Friday, June 24, 2011


Picture courtesy BBC
Imagine suspended FIFA executive committee member Amos Adamu sitting relaxed in one of its palatial buildings, with a smirk on his face, while watching the still unfolding corruption drama in the heart of world football governing body, FIFA. This time, the principal actors are its former vice president Jack Warner and Mohamed bin Hammam, who would have contested against Sepp Blatter during the FIFA presidential elections on June 1.

An ethics investigation had been opened into bin Hammam and Warner after allegations that payments of $40,000 (£24,500 or N6,125,000) were offered to football officials during a meeting of the Caribbean Football Union (at the Regency Hyatt in Trinidad) on May 10 and 11 as an inducement to back Hammam in the June 1 presidential elections. Blatter – who also faced but passed the test of the ethics committee - was eventually re-elected unopposed after bin Hammam was forced to step down.

Warner and Hammam (Picture credits: Dailymail)
While the allegation cost bin Hammam the opportunity of challenging Blatter – who was re-elected unopposed - for the FIFA presidency, 68-year-old Warner weathered the storm until he later resigned from all his positions in international football on June 20. This meant that Warner would then escape further investigation into allegations of bribery.

However, this week, the scandal took a different twist after a leaked report from its ethics committee alleged that he had been told a week ago that it was quite likely he was, at the least, “an accessory to corruption”. According to the report, it was also found that there was “comprehensive, convincing and overwhelming" evidence that Hammam tried to bribe voters, and that Warner helped facilitate this. This revelation has renewed widespread calls for the world football governing body to reopen its investigation into the case. Warner also faces another moral dilemma as his resignation meant he was entitled to a whopping pension entitlements for life from FIFA, which included almost £23,000 (N5,750,000) a year for the next 28 years – a staggering £644,000 (or N161,000,000) - until he is aged 96; fuelling widespread anger in the football world that FIFA may have given a soft landing to the longest-serving member of its executive committee (since 1983). Until now, the football governing body had said the ethics committee procedures against him “have been closed and the presumption of innocence is maintained”.

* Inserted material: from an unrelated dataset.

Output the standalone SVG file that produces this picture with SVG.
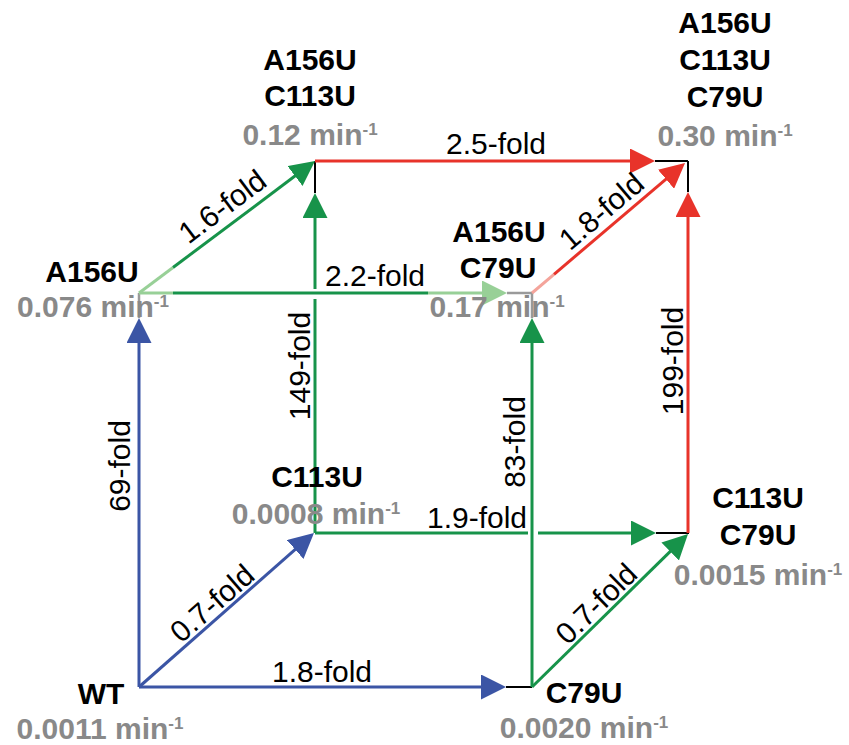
<svg xmlns="http://www.w3.org/2000/svg" width="849" height="745" viewBox="0 0 849 745">
<style>
.e{fill:none;stroke-width:3}
.b{stroke:#3b55a5}
.g{stroke:#17934a}
.r{stroke:#e8332a}
.lg{stroke:#98d097}
.lr{stroke:#f4a49b}
.k{stroke:#000;stroke-width:2;fill:none}
.gy{stroke:#9a9a9a;stroke-width:2.5;fill:none}
.f{font-family:"Liberation Sans",Arial,Helvetica,sans-serif;font-size:30px;fill:#000;text-anchor:middle}
.n{font-family:"Liberation Sans",Arial,Helvetica,sans-serif;font-size:30px;font-weight:bold;fill:#000;text-anchor:middle}
.v{fill:#898989}
.s{font-size:17px}
</style>
<defs>
<marker id="mb" viewBox="0 0 25 25" refX="2" refY="12.5" markerWidth="25" markerHeight="25" markerUnits="userSpaceOnUse" orient="auto"><path d="M0,0L25,12.5L0,25z" fill="#3b55a5"/></marker>
<marker id="mg" viewBox="0 0 25 25" refX="2" refY="12.5" markerWidth="25" markerHeight="25" markerUnits="userSpaceOnUse" orient="auto"><path d="M0,0L25,12.5L0,25z" fill="#17934a"/></marker>
<marker id="mr" viewBox="0 0 25 25" refX="2" refY="12.5" markerWidth="25" markerHeight="25" markerUnits="userSpaceOnUse" orient="auto"><path d="M0,0L25,12.5L0,25z" fill="#e8332a"/></marker>
<marker id="ml" viewBox="0 0 25 25" refX="2" refY="12.5" markerWidth="25" markerHeight="25" markerUnits="userSpaceOnUse" orient="auto"><path d="M0,0L25,12.5L0,25z" fill="#98d097"/></marker>
</defs>
<g id="connectors">
  <g id="e-c113-ac113">
    <path class="e g" d="M315,533V299"/>
    <path class="e g" d="M315,289V216" marker-end="url(#mg)"/>
    <path class="k" d="M315,193V161"/>
    <text class="f" transform="translate(310,366) rotate(-90)">149-fold</text>
  </g>
  <g id="e-c113-cc">
    <path class="e g" d="M315,533H528"/>
    <path class="e g" d="M538,533H633" marker-end="url(#mg)"/>
    <path class="k" d="M656,533H689"/>
    <text class="f" x="477" y="528">1.9-fold</text>
  </g>
  <g id="e-ac113-t">
    <path class="e r" d="M315,161H632" marker-end="url(#mr)"/>
    <path class="k" d="M655,161H688"/>
    <text class="f" x="496" y="154">2.5-fold</text>
  </g>
  <g id="e-cc-t">
    <path class="e r" d="M688,533V215" marker-end="url(#mr)"/>
    <path class="k" d="M688,192V161"/>
    <text class="f" transform="translate(683,361) rotate(-90)">199-fold</text>
  </g>
  <g id="e-wt-c79">
    <path class="e b" d="M139,687H483" marker-end="url(#mb)"/>
    <path class="k" d="M506,687H532"/>
    <text class="f" x="322" y="682">1.8-fold</text>
  </g>
  <g id="e-wt-a156">
    <path class="e b" d="M139,687V341" marker-end="url(#mb)"/>
    <path class="gy" d="M139,318V293"/>
    <text class="f" transform="translate(130,466) rotate(-90)">69-fold</text>
  </g>
  <g id="e-wt-c113">
    <path class="e b" d="M139,687L296.7,548.2" marker-end="url(#mb)"/>
    <text class="f" transform="translate(219,611) rotate(-41.2)">0.7-fold</text>
  </g>
  <g id="e-c79-ac79">
    <path class="e g" d="M532,687V341" marker-end="url(#mg)"/>
    <path class="gy" d="M532,318V293"/>
    <text class="f" transform="translate(525,442) rotate(-90)">83-fold</text>
  </g>
  <g id="e-c79-cc">
    <path class="e g" d="M532,687L671.6,550.1" marker-end="url(#mg)"/>
    <text class="f" transform="translate(603.5,611) rotate(-44.4)">0.7-fold</text>
  </g>
  <g id="e-a156-ac113">
    <path class="e lg" d="M139,293L173,267.5"/>
    <path class="e g" d="M173,267.5L296.6,174.8" marker-end="url(#mg)"/>
    <text class="f" transform="translate(228.6,214.8) rotate(-36.87)">1.6-fold</text>
  </g>
  <g id="e-a156-ac79">
    <path class="e lg" d="M139,293H173"/>
    <path class="e g" d="M173,293H428"/>
    <path class="e lg" d="M428,293H484" marker-end="url(#ml)"/>
    <path class="gy" d="M507,293H532"/>
    <text class="f" x="375" y="286">2.2-fold</text>
  </g>
  <g id="e-ac79-t">
    <path class="e lr" d="M532,293L554,274.3"/>
    <path class="e r" d="M554,274.3L667.5,177.9" marker-end="url(#mr)"/>
    <text class="f" transform="translate(608,219) rotate(-40.4)">1.8-fold</text>
  </g>
</g>
<g id="node-wt">
  <text class="n" x="101" y="704">WT</text>
  <text class="n v" x="100" y="739">0.0011 min<tspan class="s" dy="-10">-1</tspan></text>
</g>
<g id="node-c79u">
  <text class="n" x="584" y="703">C79U</text>
  <text class="n v" x="584" y="738">0.0020 min<tspan class="s" dy="-10">-1</tspan></text>
</g>
<g id="node-c113u">
  <text class="n" x="317" y="487">C113U</text>
  <text class="n v" x="316" y="524">0.0008 min<tspan class="s" dy="-10">-1</tspan></text>
</g>
<g id="node-c113u-c79u">
  <text class="n" x="758" y="508">C113U</text>
  <text class="n" x="758" y="545">C79U</text>
  <text class="n v" x="758" y="585">0.0015 min<tspan class="s" dy="-10">-1</tspan></text>
</g>
<g id="node-a156u">
  <text class="n" x="92" y="282">A156U</text>
  <text class="n v" x="93" y="317">0.076 min<tspan class="s" dy="-10">-1</tspan></text>
</g>
<g id="node-a156u-c79u">
  <text class="n" x="499" y="242">A156U</text>
  <text class="n" x="498" y="278">C79U</text>
  <text class="n v" x="497" y="317">0.17 min<tspan class="s" dy="-10">-1</tspan></text>
</g>
<g id="node-a156u-c113u">
  <text class="n" x="310" y="70">A156U</text>
  <text class="n" x="310" y="106">C113U</text>
  <text class="n v" x="310" y="145">0.12 min<tspan class="s" dy="-10">-1</tspan></text>
</g>
<g id="node-triple">
  <text class="n" x="725" y="33">A156U</text>
  <text class="n" x="725" y="70">C113U</text>
  <text class="n" x="725" y="107">C79U</text>
  <text class="n v" x="725" y="146">0.30 min<tspan class="s" dy="-10">-1</tspan></text>
</g>
</svg>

Last year November, Adamu and Oceania representative Reynald Temarii were suspended from the FIFA executive committee following the cash-for-vote scandal. Adamu was filmed asking for £500,000 (or N125,000,000) from undercover reporters to cast his vote in favour of the USA bid, while Temarii was also caught on camera asking for a cash payment to finance a sports academy.  Both men were handed hefty fines – Adamu received a three-year ban and 10,000 Swiss franc (£6,341 or N1,585,250) fine from FIFA's ethics committee, while Temarii was slammed a one-year suspension and fined 5,000 Swiss francs (£3,170 or N792,500) for breaching rules on loyalty and confidentiality. Four other FIFA officials, all former executive committee members, also received bans of between two and four years.